Controversy erupts over Michael Pollan's Poly lecture
Harris Ranch Beef chairman calls for 'balanced forum'
BY KATHY JOHNSTON
Nationally known sustainable food expert Michael Pollan will now be part of a panel discussion at Cal Poly on Oct. 15 rather than giving his planned one-hour lecture. The recently announced format change comes on the heels of a letter to Cal Poly President Warren Baker from Harris Ranch Beef Company Chairman David E. Wood, threatening to withdraw a pledged $500,000 donation for a new meat processing facility on the campus.
“I find it unacceptable that the university would provide Michael Pollan an unchallenged forum to promote his stand against conventional agricultural practices,” Wood wrote in a Sept. 23 letter to Baker. The invitation “caused me to rethink my continued financial support of the university,” he wrote.
Pollan is the award-winning author of An Omnivore’s Dilemma and In Defense of Food, and appears in a recent documentary, Food, Inc. He is a Knight Professor of Journalism at University of California, Berkeley, Graduate School of Journalism.
The Sustainable Agriculture Resource Consortium, which invited Pollan to speak at a free lecture at 11 a.m. on Oct. 15 at the Performing Arts Center on campus, will now present “A Conversation with Michael Pollan,” which will also include Gary Smith, Monfort Endowed Chair in meat science at Colorado State University, and Myra Goodman, cofounder of organic vegetable company Earthbound Farms.
Baker replied to Wood in a Sept. 28 letter, “We are diligently working to create a more balanced forum for October 15. … Our singular goal is to provide our students with a full perspective on how the agriculture industry is working to be efficient in its production techniques, and to make sure that our students are familiar with the full range of ideas that are being advanced today.”

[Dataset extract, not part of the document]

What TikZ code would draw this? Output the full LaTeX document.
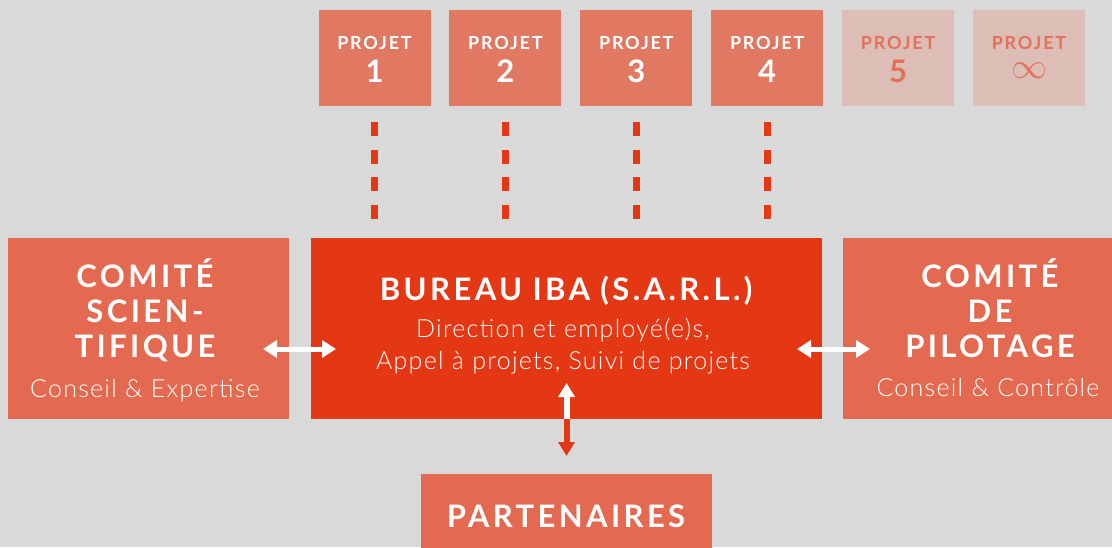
\documentclass[tikz,border=0pt]{standalone}
\usepackage{fontspec}
\setmainfont{Lato}
\newfontfamily\lightfont{Lato Light}
\usetikzlibrary{arrows.meta,calc,positioning}
\definecolor{bgc}{HTML}{D9D9D9}
\definecolor{projc}{HTML}{E07862}
\definecolor{fadec}{HTML}{DCBEB7}
\definecolor{fadetxt}{HTML}{E4705A}
\definecolor{sidec}{HTML}{E36A50}
\definecolor{bureauc}{HTML}{E43815}
\tikzset{
  blk/.style={fill=#1, inner sep=0pt, outer sep=0pt},
  headtxt/.style={text=white, inner sep=0pt, align=center, text width=280pt,
    font=\fontsize{31}{35}\selectfont\bfseries\addfontfeature{LetterSpace=11}},
  subtxt/.style={text=white, inner sep=0pt, align=center, text width=440pt,
    font=\lightfont\fontsize{25}{32}\selectfont\addfontfeature{LetterSpace=5}},
  projtxt/.style={inner sep=0pt, font=\fontsize{18}{18}\selectfont\bfseries\addfontfeature{LetterSpace=10}},
  projnum/.style={inner sep=0pt, font=\fontsize{31}{31}\selectfont\bfseries},
  dbl/.style={white, line width=5pt, {Triangle[length=14pt,width=17pt]}-{Triangle[length=14pt,width=17pt]}},
  tie/.style={bureauc, line width=7pt, dash pattern=on 14pt off 13.5pt},
}
\begin{document}
\begin{tikzpicture}[x=1pt,y=-1pt]
\fill[bgc] (0,0) rectangle (1112,547);
\clip (0,0) rectangle (1112,547);

% projets
\foreach \i/\c/\t in {1/projc/white,2/projc/white,3/projc/white,4/projc/white,5/fadec/fadetxt} {
  \pgfmathsetmacro\x{374.5+130.9*(\i-1)}
  \node[blk=\c, minimum width=112pt, minimum height=96pt] (p\i) at (\x,58) {};
  \node[projtxt, text=\t, anchor=base] (pt\i) at (\x,49) {PROJET};
  \node[projnum, text=\t, anchor=base] (pn\i) at (\x,82) {\i};
}
\node[blk=fadec, minimum width=112pt, minimum height=96pt] (p6) at (1029,58) {};
\node[projtxt, text=fadetxt, anchor=base] (pt6) at (p6 |- pt5.base) {PROJET};
\node[inner sep=0pt, text=fadetxt, scale=3.6, anchor=base] (pn6) at ($(p6 |- pn5.base)+(0,-3.5)$) {$\infty$};

% blocs
\node[blk=sidec, minimum width=281pt, minimum height=181pt] (comsci) at (148.5,328.5) {};
\node[blk=bureauc, minimum width=511pt, minimum height=181pt] (bureau) at (566.5,328.5) {};
\node[blk=sidec, minimum width=290pt, minimum height=181pt] (compil) at (988,328.5) {};
\node[blk=sidec, minimum width=291pt, minimum height=100pt] (partners) at (566.5,524) {};

\node[headtxt, anchor=base] (comscit) at (145,287) {COMITÉ\\SCIEN-\\TIFIQUE};
\node[subtxt, anchor=base] (comscis) at (145,397) {Conseil \& Expertise};
\node[headtxt, text width=500pt, anchor=base] (bureaut) at (566,300) {BUREAU IBA (S.A.R.L.)};
\node[subtxt, anchor=base] (bureaus) at (563,337) {Direction et employé(e)s,\\Appel à projets, Suivi de projets};
\node[headtxt, anchor=base] (compilt) at (990,287) {COMITÉ\\DE\\PILOTAGE};
\node[subtxt, anchor=base] (compils) at (988,396) {Conseil \& Contrôle};
\node[headtxt, anchor=base] (partnerst) at (566,527) {PARTENAIRES};

% liens
\foreach \i in {1,...,4}
  \draw[tie] ($(p\i.south)+(0,16)$) -- ($(p\i.south |- bureau.north)+(0,-19)$);
\draw[dbl] ($(comsci.east)+(-26,20.5)$) -- ($(bureau.west)+(25,20.5)$);
\draw[dbl] ($(bureau.east)+(-25,20.5)$) -- ($(compil.west)+(27,20.5)$);
\draw[white, line width=6pt, -{Triangle[length=14pt,width=16pt]}] (bureau.south) -- ++(0,-36);
\draw[bureauc, line width=6pt, -{Triangle[length=14pt,width=16pt]}] (bureau.south) -- ($(partners.north)+(0,-18)$);
\end{tikzpicture}
\end{document}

Each speaker will make opening comments before accepting written questions from the audience.
Harris Ranch spokesman Michael Smith, assistant to Wood, said in a phone interview from the beef company’s headquarters in Selma that a decision about funding for Cal Poly’s meat facility “has yet to be made.” Smith, a Cal Poly agriculture alumnus, said many alumni will be coming to the forum “as a show of force about the direction the College of Agriculture is taking.”

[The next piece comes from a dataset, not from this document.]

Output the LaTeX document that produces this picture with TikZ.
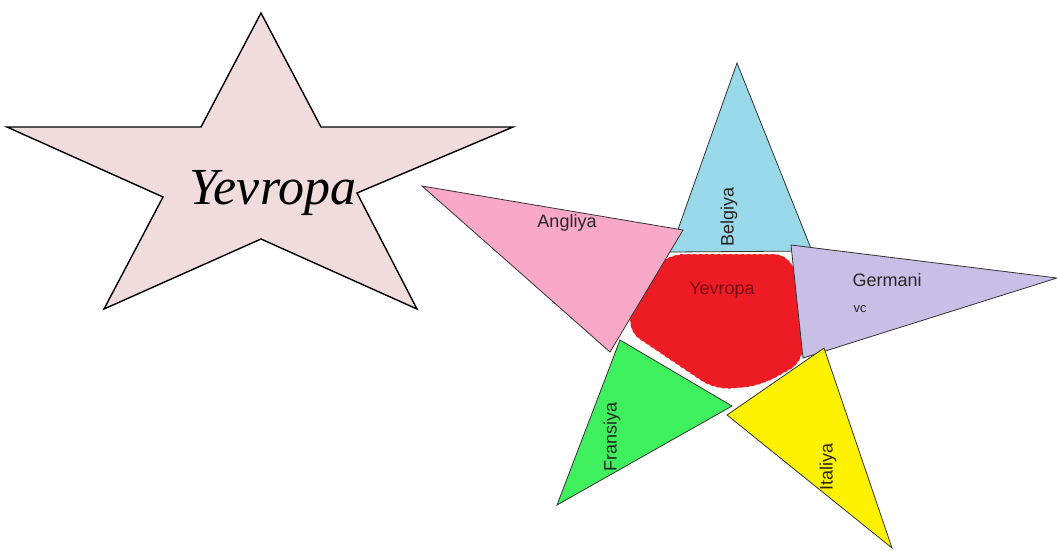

Smith said, “People across the nation are upset. They are saying enough is enough. This is bigger than Michael Pollan.” Read More
It’s very exciting for me to see that people are willing to stand up and defend agriculture and the need to grow enough food for everyone to eat against Michael Pollan. Three years ago when I would tell people about this guy and the lies and sensationalism that he used against my family and industry, most had never heard of him. Today, people are starting to realize that what he is promoting is reckless elitism. His plans would result in less food produced in a less efficient manner. He has tried to sell his ideas by blatantly misrepresenting the truth about modern production agriculture. And it’s not because he hasn’t seen it for himself. I spent two day with him back in 2002 as he was learning about the beef industry. But rather than sharing that knowledge with consumers, he chose to scare them instead. If he was the high quality writer that he’s given credit for, he wouldn’t have to sensationalize his stories to sell his books. Congratulations to Cal Poly and the alumni, who were instrumental in making sure Pollan’s one-sided half-truths aren’t the only story being told that day.